We walk in and there was a person sitting at a fireplace with a large German Shepard nestled beside her, does Cujo come to mind even though Cujo was a St. Bernard. We were taken to our room which was a nice clean room, no problem here. The proprietor ask us if we wanted to have dinner here, we both looked at each other. We knew we did not want to venture out down that long snowy road and attempt to find a restaurant, so we said okay, we'll eat here, apprehensive of course. We did not know what to expect.

But the restaurant was a nice surprise. We had a fabulous meal, very good service, a nice bottle of wine with a table near the fireplace and a view of the town lights below. And the restaurant filled up with about 25 people, but they had to be locals, because this place was 15 minutes off the main road near the top of a mountain. The funny part about the restaurant was that country music, all American country music, was playing over the speaker system. 

As the sun came up we were awarded with great views of the valley below and breakfast was just as nice...along with more country music. 

Town of Bussang


 As it turned out the hotel was once a ski lodge.
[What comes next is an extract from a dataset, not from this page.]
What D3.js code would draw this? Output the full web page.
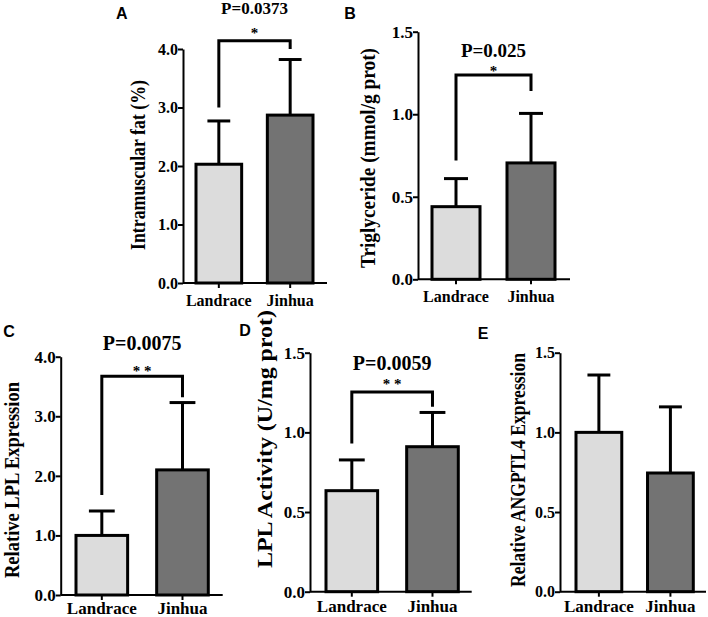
<!DOCTYPE html>
<html>
<head>
<meta charset="utf-8">
<script src="https://cdn.jsdelivr.net/npm/d3@7"></script>
<style>
  html, body { margin: 0; padding: 0; background: #fff; }
  svg { display: block; }
</style>
</head>
<body>
<svg id="chart" width="708" height="617"></svg>
<script>
// ---------- data ----------
const groups = ["Landrace", "Jinhua"];
const imfMean = [2.03, 2.87];
const imfSD = [0.74, 0.95];
const tgMean = [0.44, 0.705];
const tgSD = [0.17, 0.30];
const lplExpMean = [1.0, 2.1];
const lplExpSD = [0.41, 1.13];
const lplActMean = [0.634, 0.91];
const lplActSD = [0.193, 0.215];
const angMean = [1.0, 0.745];
const angSD = [0.36, 0.415];
const ticksA = [0.0, 1.0, 2.0, 3.0, 4.0];
const ticksB = [0.0, 0.5, 1.0, 1.5];
const panelLetters = ["A", "B", "C", "D", "E"];
const yTitles = ["Intramuscular fat (%)", "Triglyceride (mmol/g prot)", "Relative LPL Expression", "LPL Activity (U/mg prot)", "Relative ANGPTL4 Expression"];
const pLabels = ["P=0.0373", "P=0.025", "P=0.0075", "P=0.0059", null];
const stars = ["*", "*", "* *", "* *", null];
const bracketTop = [4.14, 1.238, 3.67, 1.254, null];
const bracketLeftEnd = [3.0, 0.72, 1.68, 0.93, null];
const bracketRightEnd = [4.0, 1.14, 3.32, 1.16, null];
const fills = ["#dcdcdc", "#737373"];

// ---------- layout (pixels) ----------
const layout = [
  {means: imfMean, sds: imfSD, ticks: ticksA, max: 4, ax: 183, axEnd: 327, bl: 196, br: 313, y0: 283, yTop: 49,
   letter: [121.7, 13], tickFs: 16, xFs: 16, xLabY: 301, title: [138, 165, 170, 20], pFs: 17, pY: 8, starY: 30},
  {means: tgMean, sds: tgSD, ticks: ticksB, max: 1.5, ax: 418, axEnd: 570, bl: 432, br: 555, y0: 279.3, yTop: 31.7,
   letter: [350, 13], tickFs: 17, xFs: 16, xLabY: 297, title: [368, 158, 220, 20], pFs: 19, pY: 50, starY: 68},
  {means: lplExpMean, sds: lplExpSD, ticks: ticksA, max: 4, ax: 60.7, axEnd: 222.7, bl: 76, br: 208.3, y0: 595, yTop: 356.7,
   letter: [9, 331.7], tickFs: 17, xFs: 17, xLabY: 608, title: [12, 480, 196, 21], pFs: 20, pY: 343, starY: 368},
  {means: lplActMean, sds: lplActSD, ticks: ticksB, max: 1.5, ax: 310, axEnd: 471.7, bl: 326, br: 458.3, y0: 591.7, yTop: 352.7,
   letter: [245, 330], tickFs: 17, xFs: 17, xLabY: 606, title: [265, 439, 258, 20], pFs: 20, pY: 362.7, starY: 381.7},
  {means: angMean, sds: angSD, ticks: ticksB, max: 1.5, ax: 560, axEnd: 706, bl: 576, br: 693.3, y0: 591.7, yTop: 352.7,
   letter: [483, 333], tickFs: 16, xFs: 17, xLabY: 606, title: [518, 470, 234, 20], pFs: 20, pY: 0, starY: 0}
];

const SERIF = "'Liberation Serif', 'Times New Roman', serif";
const svg = d3.select("#chart");
const fmt = d3.format(".1f");

function serif(sel, fs) {
  return sel.style("font-family", SERIF).style("font-weight", "bold").style("font-size", fs + "px").attr("fill", "#000");
}

layout.forEach((L, i) => {
  const g = svg.append("g");
  const x = d3.scaleBand().domain(groups).range([L.bl, L.br]).paddingInner(0.36).paddingOuter(0);
  const y = d3.scaleLinear().domain([0, L.max]).range([L.y0, L.yTop]);

  // panel letter
  g.append("text").attr("x", L.letter[0]).attr("y", L.letter[1]).attr("dy", "0.35em")
    .attr("text-anchor", "middle")
    .style("font-family", "'Liberation Sans', Arial, sans-serif").style("font-weight", "bold")
    .style("font-size", "16px").text(panelLetters[i]);

  const data = groups.map((k, j) => ({k, m: L.means[j], s: L.sds[j], fill: fills[j]}));
  // error bars (upper only)
  const eb = g.append("g").attr("stroke", "#000").attr("stroke-width", 3).attr("fill", "none");
  data.forEach(d => {
    const cx = x(d.k) + x.bandwidth() / 2;
    eb.append("line").attr("x1", cx).attr("x2", cx).attr("y1", y(d.m)).attr("y2", y(d.m + d.s));
    eb.append("line").attr("x1", cx - x.bandwidth() / 4).attr("x2", cx + x.bandwidth() / 4)
      .attr("y1", y(d.m + d.s)).attr("y2", y(d.m + d.s));
  });
  g.selectAll("rect.bar").data(data).enter().append("rect").attr("class", "bar")
    .attr("x", d => x(d.k)).attr("width", x.bandwidth())
    .attr("y", d => y(d.m)).attr("height", d => y(0) - y(d.m))
    .attr("fill", d => d.fill).attr("stroke", "#000").attr("stroke-width", 3);

  // y axis
  const yAxis = d3.axisLeft(y).tickValues(L.ticks).tickFormat(fmt).tickSize(5).tickPadding(0).tickSizeOuter(0);
  const ya = g.append("g").attr("transform", `translate(${L.ax},0)`).call(yAxis);
  ya.attr("font-family", null).attr("font-size", null);
  ya.select(".domain").attr("stroke", "#000").attr("stroke-width", 2);
  ya.selectAll(".tick line").attr("stroke", "#000").attr("stroke-width", 2);
  serif(ya.selectAll(".tick text"), L.tickFs);

  // x axis
  const xAxis = d3.axisBottom(x).tickSize(5).tickSizeOuter(0).tickFormat("");
  const xa = g.append("g").attr("transform", `translate(0,${L.y0})`).call(xAxis);
  xa.select(".domain").remove();
  xa.append("line").attr("x1", L.ax).attr("x2", L.axEnd).attr("y1", 0).attr("y2", 0)
    .attr("stroke", "#000").attr("stroke-width", 2);
  xa.selectAll(".tick line").attr("stroke", "#000").attr("stroke-width", 2);
  groups.forEach(k => {
    serif(g.append("text"), L.xFs).attr("x", x(k) + x.bandwidth() / 2).attr("y", L.xLabY)
      .attr("dy", "0.33em").attr("text-anchor", "middle").text(k);
  });

  // y title
  const [tx, ty, tl, tfs] = L.title;
  serif(g.append("text"), tfs)
    .attr("transform", `translate(${tx + tfs * 0.33},${ty}) rotate(-90)`)
    .attr("text-anchor", "middle")
    .attr("textLength", tl).attr("lengthAdjust", "spacingAndGlyphs")
    .text(yTitles[i]);

  // significance bracket
  if (pLabels[i]) {
    const c0 = x(groups[0]) + x.bandwidth() / 2, c1 = x(groups[1]) + x.bandwidth() / 2;
    g.append("path").attr("fill", "none").attr("stroke", "#000").attr("stroke-width", 3)
      .attr("d", `M${c0},${y(bracketLeftEnd[i])}V${y(bracketTop[i])}H${c1}V${y(bracketRightEnd[i])}`);
    serif(g.append("text"), 15).attr("x", (c0 + c1) / 2).attr("y", L.starY)
      .attr("dy", "0.5em").attr("text-anchor", "middle").text(stars[i]);
    serif(g.append("text"), L.pFs).attr("x", (c0 + c1) / 2).attr("y", L.pY)
      .attr("dy", "0.35em").attr("text-anchor", "middle").text(pLabels[i]);
  }
});
</script>
</body>
</html>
My guess is that it was the ski slope for the town of Bussang (just one slope). There was an old, rusty poma lift still standing, but hadn't been used in quite some time.


Cujo watching over the property (he looks vicious heh!)

Vintage trail map on the outside wall of a building
(check out the telephone number, our telephone number is 10 digits)
You never know what you will find - a ski jump we
discovered on the way back down the mountain from the hotel
We left the next morning hoping to ski again, but by mid-morning it was raining so we changed plans and went  exploring the town of Gerardmer. Unfortunately I did not take any photos of Gerdardmer, but it is a quaint town in the heart of the Vosges Mountains with a beautiful 287 acre lake that offers a variety of recreation in the summer.